Watfa has been sleeping poorly for days. When her husband calls, he rarely has time to talk for more than a couple of minutes. And today, he hasn't called at all. Kurdistan TV is on and she turns up the volume. "I have to see where Islamic State is," she says. She wants everything to stop. Her children are going to demonstrations every night and her husband is up in the mountain in Iraq. "Why are these bacteria doing this? Why are they killing people in Kobani? They're all Muslims like they are!" Then, she says: "This Islamic State is nothing but shitty bacteria."

It has all become too much for her. Her once-peaceful home is now full of war.

Suddenly, the Iraqi telephone rings and she knows immediately that it is her husband. Up on the mountain, Ali Bako is taking a break from the fighting and he tells his wife that Islamic State has just taken three villages and that they are only a few kilometers away, he can hear their gunfire. He says they are worse than Mussolini or Saddam. Watfa's husband then complains that he has run out of cigarettes and has begun smoking Iraqi tobacco, that his asthma has returned, that he has had to walk a lot in the last several hours and that his back is bothering him. The terrorists, he goes on, have now blocked all access roads to the mountains. They are surrounded.
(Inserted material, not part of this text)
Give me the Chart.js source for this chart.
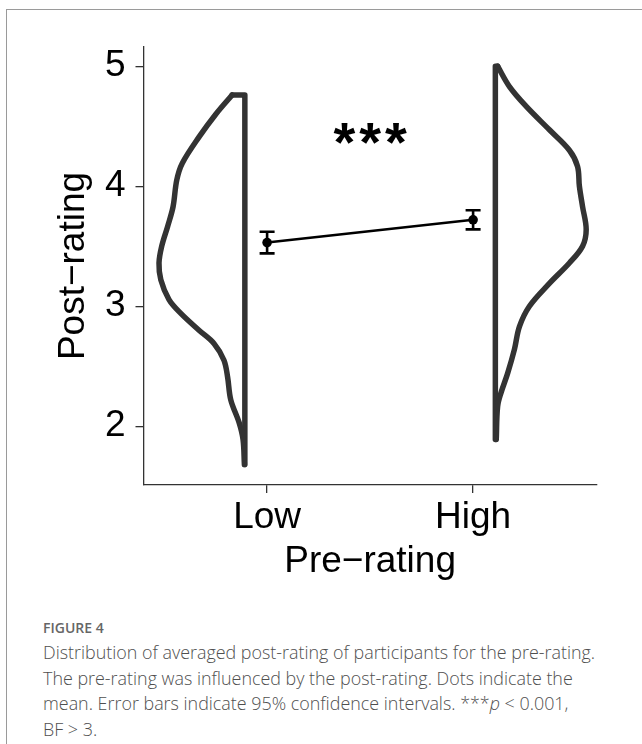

The chat lasts just a couple of minutes, after which Watfa sets down the phone and slumps onto the sofa next to her son. For a moment, the living room is completely silent.

It is Paruar who breaks it: "Someday, the phone is going to ring and someone is going to tell us that our father is dead. Perhaps soon, mama. Babo isn't coming back, you need to prepare for that. If it comes to that, you shouldn't be sad, he's already almost 60, what else does he have to do? We will say that he died for his people."